The artist’s work breaches taboos about the sanctity of the human form. “My work is about speaking on these taboos and what they mean”, she says. “I experimented with shock factor; human hair, bones, teeth as tombstones for rebuilt identities. It’s a transition to building yourself out of trauma, and I think that’s where I am now.” Despite the hassle, Pouliassi would never use her own clothes or hair—that would be too easy. “It’s about what hair represents, drawing from community. In these totems there are many people in there, and I don’t know who it comes from.” Her vision reminds me of the Cypriot fashion designer Hussein Chalayan’s narrative of displacement, where models wore dresses and transformed a table into a skirt in a clear comment about the plight of the refugee—leaving behind the physical memories of home inspired by the designers own experience. Pouliassi’s wayward totems don’t mourn the physical remainders of identity, but the evermore distant memory of those lost, amalgamated through clothes and body parts donated by strangers.

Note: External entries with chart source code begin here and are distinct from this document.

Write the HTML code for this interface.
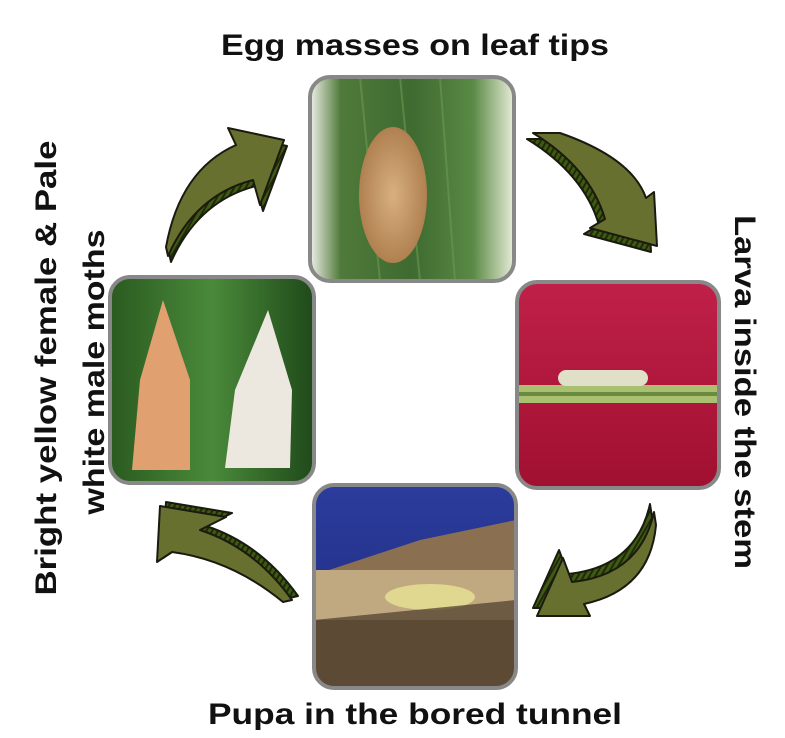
<!DOCTYPE html>
<html><head><style>
html,body{margin:0;padding:0;background:#fff;}
svg{display:block;}
text{font-family:"Liberation Sans",sans-serif;font-size:30px;fill:#111;font-weight:bold;}
</style></head><body>
<svg width="785" height="738" viewBox="0 0 785 738" xmlns="http://www.w3.org/2000/svg">
<defs>
<pattern id="hatch" width="5" height="5" patternUnits="userSpaceOnUse" patternTransform="rotate(30)">
<rect width="5" height="5" fill="#3f5a12"/><rect width="2" height="5" fill="#1e2a08"/>
</pattern>
<clipPath id="c1"><rect x="310" y="77" width="204" height="204" rx="20"/></clipPath>
<clipPath id="c2"><rect x="517" y="282" width="202" height="206" rx="20"/></clipPath>
<clipPath id="c3"><rect x="314" y="485" width="202" height="203" rx="20"/></clipPath>
<clipPath id="c4"><rect x="110" y="277" width="204" height="206" rx="20"/></clipPath>
<linearGradient id="leaf" x1="0" x2="1"><stop offset="0" stop-color="#f0f0e8"/><stop offset="0.15" stop-color="#4f7a3a"/><stop offset="0.5" stop-color="#3f6a30"/><stop offset="0.8" stop-color="#5a8a45"/><stop offset="1" stop-color="#e8ecd8"/></linearGradient>
<radialGradient id="egg"><stop offset="0" stop-color="#d8b080"/><stop offset="1" stop-color="#b08050"/></radialGradient>
<linearGradient id="red" x1="0" y1="0" x2="0" y2="1"><stop offset="0" stop-color="#c02048"/><stop offset="1" stop-color="#a01030"/></linearGradient>
<linearGradient id="blue" x1="0" y1="0" x2="0" y2="1"><stop offset="0" stop-color="#2c3c9c"/><stop offset="1" stop-color="#1c2a7c"/></linearGradient>
<linearGradient id="grass" x1="0" x2="1"><stop offset="0" stop-color="#2a5a20"/><stop offset="0.5" stop-color="#4a8a3a"/><stop offset="1" stop-color="#1f4a1a"/></linearGradient>
</defs>

<g clip-path="url(#c1)">
<rect x="310" y="77" width="204" height="204" fill="url(#leaf)"/>
<g stroke="#6a9a55" stroke-width="2" opacity="0.6"><line x1="360" y1="77" x2="380" y2="281"/><line x1="400" y1="77" x2="420" y2="281"/><line x1="440" y1="77" x2="455" y2="281"/></g>
<ellipse cx="393" cy="195" rx="34" ry="68" fill="url(#egg)"/>
</g>
<rect x="310" y="77" width="204" height="204" rx="20" fill="none" stroke="#888" stroke-width="4"/>

<g clip-path="url(#c2)">
<rect x="517" y="282" width="202" height="206" fill="url(#red)"/>
<rect x="517" y="385" width="202" height="18" fill="#a8c070"/>
<rect x="517" y="392" width="202" height="4" fill="#6a8a40"/>
<rect x="558" y="370" width="90" height="16" rx="8" fill="#e0e0c8"/>
</g>
<rect x="517" y="282" width="202" height="206" rx="20" fill="none" stroke="#888" stroke-width="4"/>

<g clip-path="url(#c3)">
<rect x="314" y="485" width="202" height="203" fill="url(#blue)"/>
<polygon points="314,575 420,540 516,520 516,688 314,688" fill="#8a7050"/>
<rect x="314" y="570" width="202" height="50" fill="#c0a880"/>
<ellipse cx="430" cy="597" rx="45" ry="13" fill="#e0d890"/>
<polygon points="314,620 516,600 516,688 314,688" fill="#4a3a2a" opacity="0.7"/>
</g>
<rect x="314" y="485" width="202" height="203" rx="20" fill="none" stroke="#888" stroke-width="4"/>

<g clip-path="url(#c4)">
<rect x="110" y="277" width="204" height="206" fill="url(#grass)"/>
<polygon points="163,300 140,380 132,470 190,470 190,380" fill="#e0a070"/>
<polygon points="268,310 235,390 225,468 290,468 292,390" fill="#ece8e0"/>
</g>
<rect x="110" y="277" width="204" height="206" rx="20" fill="none" stroke="#888" stroke-width="4"/>

<!-- arrows -->
<g stroke="#1a1a10" stroke-width="2" stroke-linejoin="round">
<!-- top-left -->
<path transform="translate(3,6)" d="M166,247 Q180,170 236,145 L228,128 L284,140 L260,205 L253,180 Q195,195 168,256 Z" fill="url(#hatch)"/>
<path d="M166,247 Q180,170 236,145 L228,128 L284,140 L260,205 L253,180 Q195,195 168,256 Z" fill="#687030"/>
<!-- top-right -->
<path transform="translate(-6,6)" d="M533,133 L560,133 Q632,158 646,198 L654,192 L657,246 L590,228 L605,219 Q590,168 533,133 Z" fill="url(#hatch)"/>
<path d="M533,133 L560,133 Q632,158 646,198 L654,192 L657,246 L590,228 L605,219 Q590,168 533,133 Z" fill="#687030"/>
<!-- bottom-right -->
<path transform="translate(-4,-8)" d="M654,512 Q640,575 572,582 L563,558 L537,616 L590,616 L584,604 Q650,590 656,525 Z" fill="url(#hatch)"/>
<path d="M654,512 Q640,575 572,582 L563,558 L537,616 L590,616 L584,604 Q650,590 656,525 Z" fill="#687030"/>
<!-- bottom-left -->
<path transform="translate(6,-4)" d="M160,506 L157,562 L172,552 Q232,560 283,602 L292,600 Q255,548 200,530 L226,517 Z" fill="url(#hatch)"/>
<path d="M160,506 L157,562 L172,552 Q232,560 283,602 L292,600 Q255,548 200,530 L226,517 Z" fill="#687030"/>
</g>

<text x="415" y="55" text-anchor="middle" textLength="388" lengthAdjust="spacingAndGlyphs">Egg masses on leaf tips</text>
<text x="415" y="724" text-anchor="middle" textLength="414" lengthAdjust="spacingAndGlyphs">Pupa in the bored tunnel</text>
<text transform="translate(735,392) rotate(90)" text-anchor="middle" textLength="354" lengthAdjust="spacingAndGlyphs">Larva inside the stem</text>
<text transform="translate(56,368) rotate(-90)" text-anchor="middle" textLength="455" lengthAdjust="spacingAndGlyphs">Bright yellow female &amp; Pale</text>
<text transform="translate(104,372) rotate(-90)" text-anchor="middle" textLength="285" lengthAdjust="spacingAndGlyphs">white male moths</text>
</svg>
</body></html>
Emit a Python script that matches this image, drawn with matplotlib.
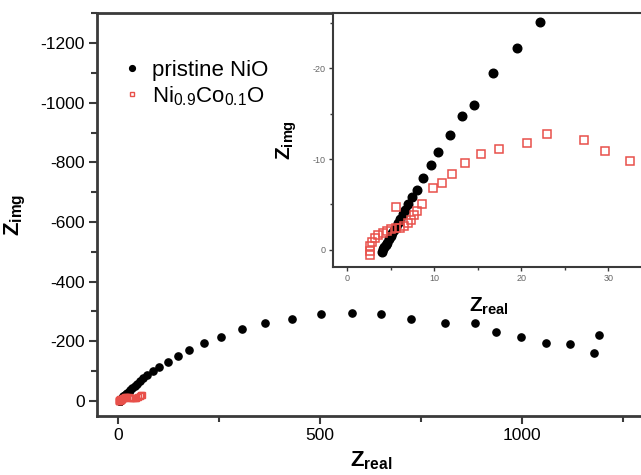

Looking at those jars of teeth makes me feel mine even more, pulsing as Pouliassi speaks about her upcoming solo show, which opens at Coups Contemporary on the 22nd of June. She will be reinventing her practice there once again. But for now, the idea of having the wisdom teeth that are ripping my jaw apart immortalized in a sculpture is an opportunity I hesitate to pass up. So maybe I’ll send in my teeth and see what happens—perhaps a totem will speak with the voice of my ancestors, or perhaps the anonymity of the act of turning them over is enough. Nonetheless, Pouliassi will keep them in her drawer, waiting for them to speak to her. “It’s an action open for translation”, she says. “I’m not going anywhere.”